In other words: Don’t believe the martyrdom hype, kids — especially when it comes from the same people who once told you that we should go to war in Iraq because that country couldn’t be contained, either. We did learn some lessons in Iraq, yes?

• It assumes war is inevitable no matter what. It’s either conventional rubble now or nuclear rubble later, Podhoretz asserts. The problem for that view is that America and/or Israel have seemingly been months or even weeks from war with Iran for most of the last decade. A 2010 article in The Atlantic made it seem likely the war would occur within a year. Three years later, still no war.

That’s a lot of war that hasn’t been fought. A lot of lives that haven’t been lost. It may be that we’re simply lucky not to have gone to war with Iran yet, but lordy: Given the likely consequences of a war, why not ride that string of luck as far as we can?

• It probably won’t be that effective. Among those who have studied the consequences of an attack on Iran, there’s one consistent prediction: It delays obtaining a nuke by about a year. A war is a high, deadly price to pay for so little benefit.

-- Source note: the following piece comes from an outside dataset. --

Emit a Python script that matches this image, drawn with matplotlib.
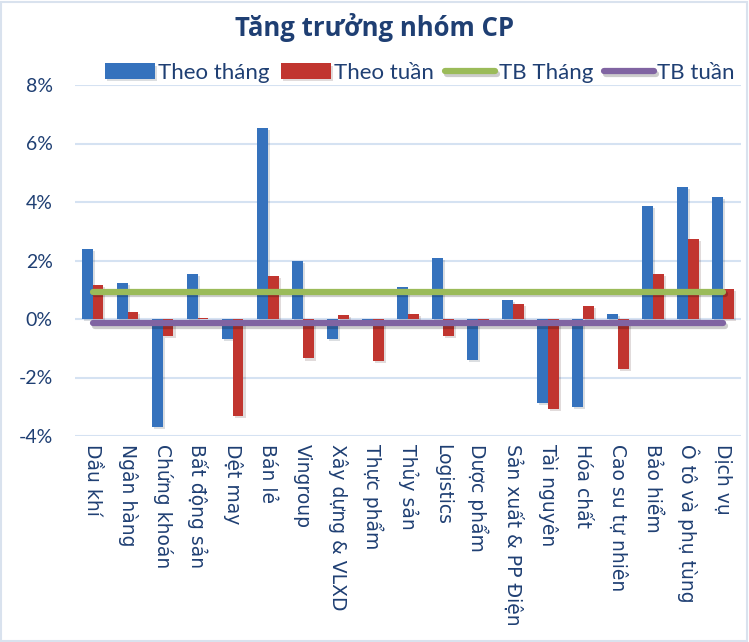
import matplotlib
matplotlib.use("Agg")
import matplotlib.pyplot as plt
from matplotlib.patches import Rectangle
import matplotlib.patheffects as pe
import numpy as np

categories = ["Dầu khí", "Ngân hàng", "Chứng khoán", "Bất động sản", "Dệt may", "Bán lẻ",
              "Vingroup", "Xây dựng & VLXD", "Thực phẩm", "Thủy sản", "Logistics",
              "Dược phẩm", "Sản xuất & PP Điện", "Tài nguyên", "Hóa chất",
              "Cao su tự nhiên", "Bảo hiểm", "Ô tô và phụ tùng", "Dịch vụ"]
theo_thang = [2.38, 1.22, -3.70, 1.53, -0.67, 6.52, 1.97, -0.67, -0.05, 1.09, 2.10,
              -1.39, 0.65, -2.87, -3.01, 0.17, 3.87, 4.52, 4.18]
theo_tuan = [1.15, 0.24, -0.58, 0.04, -3.32, 1.46, -1.35, 0.14, -1.45, 0.17, -0.58,
             -0.05, 0.51, -3.06, 0.44, -1.70, 1.53, 2.75, 1.02]
tb_thang = 0.94
tb_tuan = -0.15
yticks = [-4, -2, 0, 2, 4, 6, 8]

text_col = "#1F3F73"
plt.rcParams['font.family'] = ["Lato", "DejaVu Sans"]

fig = plt.figure(figsize=(7.49, 6.42), dpi=100)
ax = fig.add_axes([75/749, 1-436/642, (740.5-75)/749, (436-85)/642])

x = np.arange(len(categories))
w = 0.31
shadow = [pe.SimplePatchShadow(offset=(1.5, -1.5), alpha=0.15), pe.Normal()]
b1 = ax.bar(x - w/2, theo_thang, width=w, color="#3572BD", label="Theo tháng", zorder=3)
b2 = ax.bar(x + w/2, theo_tuan, width=w, color="#C1352F", label="Theo tuần", zorder=3)
for b in list(b1) + list(b2):
    b.set_path_effects(shadow)

lshadow = [pe.SimpleLineShadow(offset=(1.5, -2), alpha=0.2), pe.Normal()]
l1, = ax.plot(x, [tb_thang]*len(x), color="#9BBB59", lw=4.5, solid_capstyle="round",
              label="TB Tháng", zorder=4, path_effects=lshadow)
l2, = ax.plot(x, [tb_tuan]*len(x), color="#8064A2", lw=4.5, solid_capstyle="round",
              label="TB tuần", zorder=4, path_effects=lshadow)

ax.set_xlim(-0.5, len(categories) - 0.5)
ax.set_ylim(-4, 8)
ax.set_yticks(yticks)
ax.set_yticklabels([f"{v}%" for v in yticks], fontsize=14, color=text_col)
ax.grid(axis="y", color="#D5E2F2", lw=1.5, zorder=0)
ax.set_axisbelow(True)
for s in ax.spines.values():
    s.set_visible(False)
ax.tick_params(axis="y", length=0, pad=16)
ax.tick_params(axis="x", length=0, pad=6)
ax.set_xticks(x)
ax.set_xticklabels(categories, rotation=-90, fontsize=13.5, color=text_col,
                   family=["DejaVu Sans"], va="top", ha="center")

fig.text(0.5, 1-27/642, "Tăng trưởng nhóm CP", ha="center", va="center",
         fontsize=18.5, fontweight="bold", color=text_col, family=["Open Sans", "DejaVu Sans"])

leg = fig.legend(handles=[b1, b2, l1, l2], loc="center", bbox_to_anchor=(420/749, 1-73/642),
                 ncol=4, frameon=False, fontsize=16, handlelength=2.25, handleheight=0.7,
                 columnspacing=0.5, handletextpad=0.15, borderaxespad=0)
for t in leg.get_texts():
    t.set_color(text_col)

fig.patches.append(Rectangle((0.002, 0.002), 0.995, 0.995, transform=fig.transFigure,
                             fill=False, edgecolor="#D9E2EE", lw=1.5))

fig.savefig("out.png", dpi=100, facecolor="white")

The future is ambiguous and always in flux: We don’t know with any certainty what happens if Iran finally completes a nuclear bomb. Maybe the hawks are right and the worst-case scenario is right; but maybe they’re wrong. Podhoretz and his ilk would have us trade ambiguity about the future for the certainty of death and suffering now. I’d rather take a chance, and wait. Hopefully the Israelis, for all their bluster, feel the same way too.